* **YOUR OBJECTIVE**
Drop all images and give the records again exactly.

* **Records from a data collection**
§ §

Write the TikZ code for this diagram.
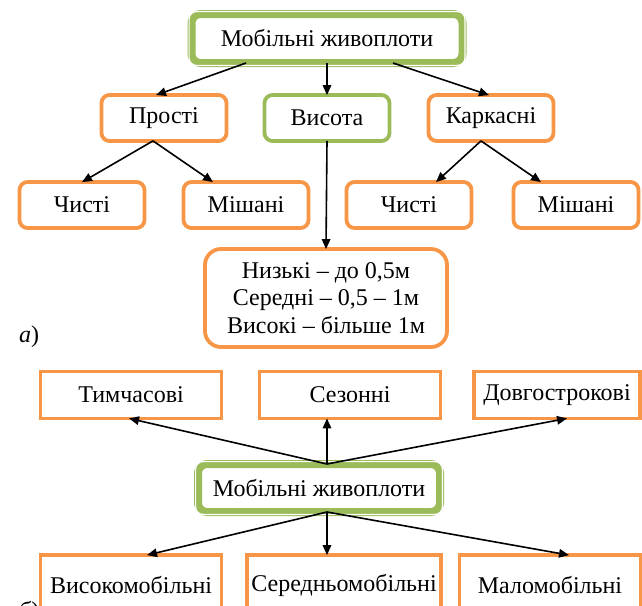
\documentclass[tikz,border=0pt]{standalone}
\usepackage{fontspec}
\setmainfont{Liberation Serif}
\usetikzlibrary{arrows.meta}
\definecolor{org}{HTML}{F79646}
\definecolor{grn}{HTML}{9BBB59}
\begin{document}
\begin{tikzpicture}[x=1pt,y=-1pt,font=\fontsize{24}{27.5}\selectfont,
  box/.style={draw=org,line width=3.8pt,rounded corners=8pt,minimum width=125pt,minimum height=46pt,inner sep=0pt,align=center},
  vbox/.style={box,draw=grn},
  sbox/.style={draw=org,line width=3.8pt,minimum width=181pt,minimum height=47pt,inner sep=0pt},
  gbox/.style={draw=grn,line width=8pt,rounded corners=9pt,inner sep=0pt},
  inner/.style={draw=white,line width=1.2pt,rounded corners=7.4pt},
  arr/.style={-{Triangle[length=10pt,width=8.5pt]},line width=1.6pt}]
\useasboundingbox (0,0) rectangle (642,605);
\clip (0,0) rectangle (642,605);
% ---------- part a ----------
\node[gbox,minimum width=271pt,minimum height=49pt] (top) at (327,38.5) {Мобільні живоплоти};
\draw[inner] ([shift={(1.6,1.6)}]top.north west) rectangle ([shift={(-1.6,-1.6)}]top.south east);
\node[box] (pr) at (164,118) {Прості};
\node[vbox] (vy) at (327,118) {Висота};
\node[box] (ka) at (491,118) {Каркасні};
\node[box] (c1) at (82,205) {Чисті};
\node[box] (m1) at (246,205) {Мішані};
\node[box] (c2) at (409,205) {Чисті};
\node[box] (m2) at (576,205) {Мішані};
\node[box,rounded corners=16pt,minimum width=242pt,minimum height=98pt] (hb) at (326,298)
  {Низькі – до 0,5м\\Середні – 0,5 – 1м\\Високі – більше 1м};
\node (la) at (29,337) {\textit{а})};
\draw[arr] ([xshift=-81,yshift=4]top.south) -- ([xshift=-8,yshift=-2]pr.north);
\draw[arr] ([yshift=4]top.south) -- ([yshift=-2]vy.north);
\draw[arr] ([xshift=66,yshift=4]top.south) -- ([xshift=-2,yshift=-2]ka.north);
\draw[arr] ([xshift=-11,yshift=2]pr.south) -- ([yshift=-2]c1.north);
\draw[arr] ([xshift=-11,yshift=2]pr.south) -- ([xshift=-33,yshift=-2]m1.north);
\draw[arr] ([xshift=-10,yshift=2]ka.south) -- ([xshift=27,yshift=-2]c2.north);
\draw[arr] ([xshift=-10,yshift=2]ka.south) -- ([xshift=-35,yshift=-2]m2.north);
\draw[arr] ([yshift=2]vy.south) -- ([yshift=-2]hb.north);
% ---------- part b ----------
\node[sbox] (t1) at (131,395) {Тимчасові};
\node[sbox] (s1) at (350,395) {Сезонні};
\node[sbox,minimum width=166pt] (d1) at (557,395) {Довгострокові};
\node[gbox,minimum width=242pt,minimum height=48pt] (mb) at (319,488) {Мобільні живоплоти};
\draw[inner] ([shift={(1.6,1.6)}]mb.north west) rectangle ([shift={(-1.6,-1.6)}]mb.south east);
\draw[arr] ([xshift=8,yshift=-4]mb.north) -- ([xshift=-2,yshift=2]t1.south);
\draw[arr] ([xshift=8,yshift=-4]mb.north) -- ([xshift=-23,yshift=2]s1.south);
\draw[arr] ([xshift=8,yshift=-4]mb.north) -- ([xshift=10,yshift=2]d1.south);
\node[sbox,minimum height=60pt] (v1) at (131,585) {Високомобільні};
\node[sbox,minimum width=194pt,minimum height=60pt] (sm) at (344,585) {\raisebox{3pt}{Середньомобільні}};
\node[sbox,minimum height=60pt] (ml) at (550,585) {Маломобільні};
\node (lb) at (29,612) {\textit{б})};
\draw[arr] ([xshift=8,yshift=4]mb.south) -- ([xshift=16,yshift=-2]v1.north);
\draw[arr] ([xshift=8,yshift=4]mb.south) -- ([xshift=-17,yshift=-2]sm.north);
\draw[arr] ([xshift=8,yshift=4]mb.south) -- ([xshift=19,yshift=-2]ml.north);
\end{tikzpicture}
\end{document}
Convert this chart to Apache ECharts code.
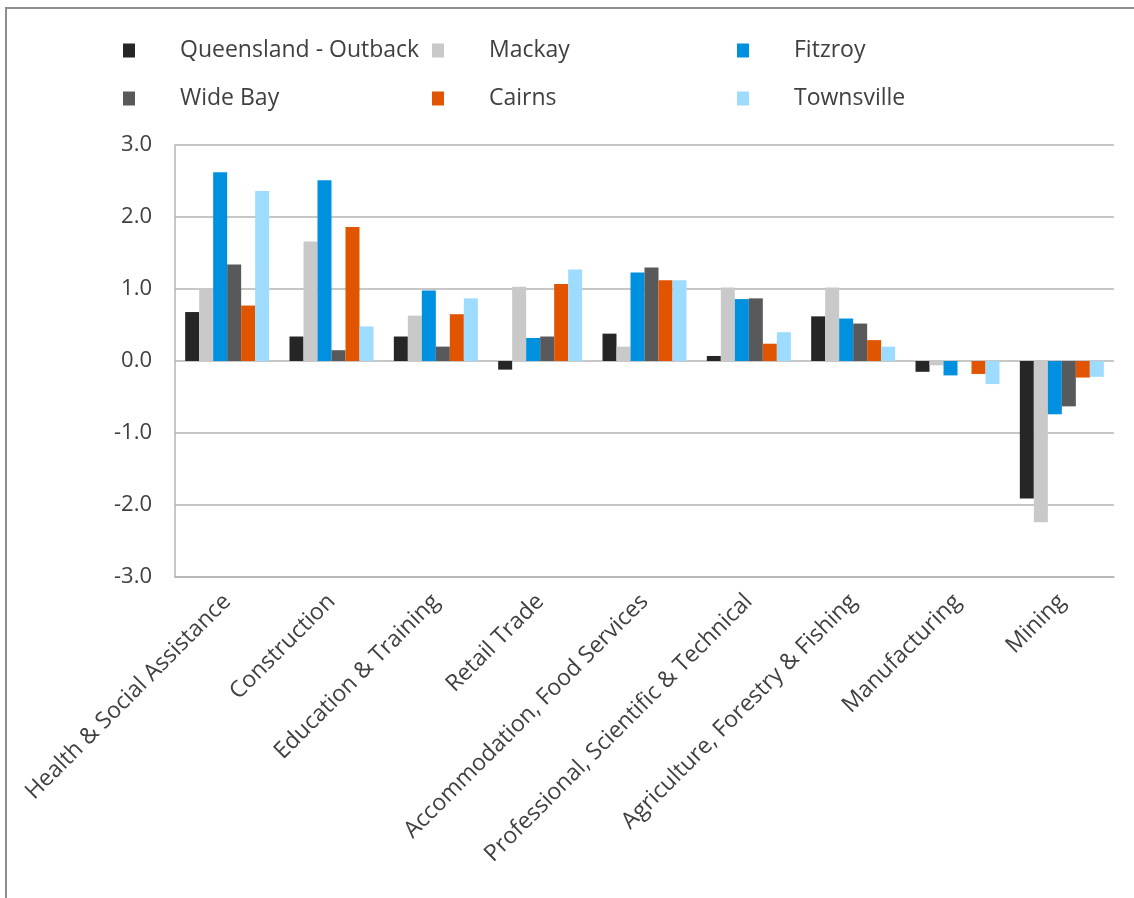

§ §

* **ANSWER FOR THE TASK**
Write the TikZ code for this diagram.
\documentclass[tikz,border=0pt]{standalone}
\usepackage{fontspec}
\setmainfont{Liberation Serif}
\usetikzlibrary{arrows.meta}
\definecolor{org}{HTML}{F79646}
\definecolor{grn}{HTML}{9BBB59}
\begin{document}
\begin{tikzpicture}[x=1pt,y=-1pt,font=\fontsize{24}{27.5}\selectfont,
  box/.style={draw=org,line width=3.8pt,rounded corners=8pt,minimum width=125pt,minimum height=46pt,inner sep=0pt,align=center},
  vbox/.style={box,draw=grn},
  sbox/.style={draw=org,line width=3.8pt,minimum width=181pt,minimum height=47pt,inner sep=0pt},
  gbox/.style={draw=grn,line width=8pt,rounded corners=9pt,inner sep=0pt},
  inner/.style={draw=white,line width=1.2pt,rounded corners=7.4pt},
  arr/.style={-{Triangle[length=10pt,width=8.5pt]},line width=1.6pt}]
\useasboundingbox (0,0) rectangle (642,605);
\clip (0,0) rectangle (642,605);
% ---------- part a ----------
\node[gbox,minimum width=271pt,minimum height=49pt] (top) at (327,38.5) {Мобільні живоплоти};
\draw[inner] ([shift={(1.6,1.6)}]top.north west) rectangle ([shift={(-1.6,-1.6)}]top.south east);
\node[box] (pr) at (164,118) {Прості};
\node[vbox] (vy) at (327,118) {Висота};
\node[box] (ka) at (491,118) {Каркасні};
\node[box] (c1) at (82,205) {Чисті};
\node[box] (m1) at (246,205) {Мішані};
\node[box] (c2) at (409,205) {Чисті};
\node[box] (m2) at (576,205) {Мішані};
\node[box,rounded corners=16pt,minimum width=242pt,minimum height=98pt] (hb) at (326,298)
  {Низькі – до 0,5м\\Середні – 0,5 – 1м\\Високі – більше 1м};
\node (la) at (29,337) {\textit{а})};
\draw[arr] ([xshift=-81,yshift=4]top.south) -- ([xshift=-8,yshift=-2]pr.north);
\draw[arr] ([yshift=4]top.south) -- ([yshift=-2]vy.north);
\draw[arr] ([xshift=66,yshift=4]top.south) -- ([xshift=-2,yshift=-2]ka.north);
\draw[arr] ([xshift=-11,yshift=2]pr.south) -- ([yshift=-2]c1.north);
\draw[arr] ([xshift=-11,yshift=2]pr.south) -- ([xshift=-33,yshift=-2]m1.north);
\draw[arr] ([xshift=-10,yshift=2]ka.south) -- ([xshift=27,yshift=-2]c2.north);
\draw[arr] ([xshift=-10,yshift=2]ka.south) -- ([xshift=-35,yshift=-2]m2.north);
\draw[arr] ([yshift=2]vy.south) -- ([yshift=-2]hb.north);
% ---------- part b ----------
\node[sbox] (t1) at (131,395) {Тимчасові};
\node[sbox] (s1) at (350,395) {Сезонні};
\node[sbox,minimum width=166pt] (d1) at (557,395) {Довгострокові};
\node[gbox,minimum width=242pt,minimum height=48pt] (mb) at (319,488) {Мобільні живоплоти};
\draw[inner] ([shift={(1.6,1.6)}]mb.north west) rectangle ([shift={(-1.6,-1.6)}]mb.south east);
\draw[arr] ([xshift=8,yshift=-4]mb.north) -- ([xshift=-2,yshift=2]t1.south);
\draw[arr] ([xshift=8,yshift=-4]mb.north) -- ([xshift=-23,yshift=2]s1.south);
\draw[arr] ([xshift=8,yshift=-4]mb.north) -- ([xshift=10,yshift=2]d1.south);
\node[sbox,minimum height=60pt] (v1) at (131,585) {Високомобільні};
\node[sbox,minimum width=194pt,minimum height=60pt] (sm) at (344,585) {\raisebox{3pt}{Середньомобільні}};
\node[sbox,minimum height=60pt] (ml) at (550,585) {Маломобільні};
\node (lb) at (29,612) {\textit{б})};
\draw[arr] ([xshift=8,yshift=4]mb.south) -- ([xshift=16,yshift=-2]v1.north);
\draw[arr] ([xshift=8,yshift=4]mb.south) -- ([xshift=-17,yshift=-2]sm.north);
\draw[arr] ([xshift=8,yshift=4]mb.south) -- ([xshift=19,yshift=-2]ml.north);
\end{tikzpicture}
\end{document}
Convert this chart to Apache ECharts code.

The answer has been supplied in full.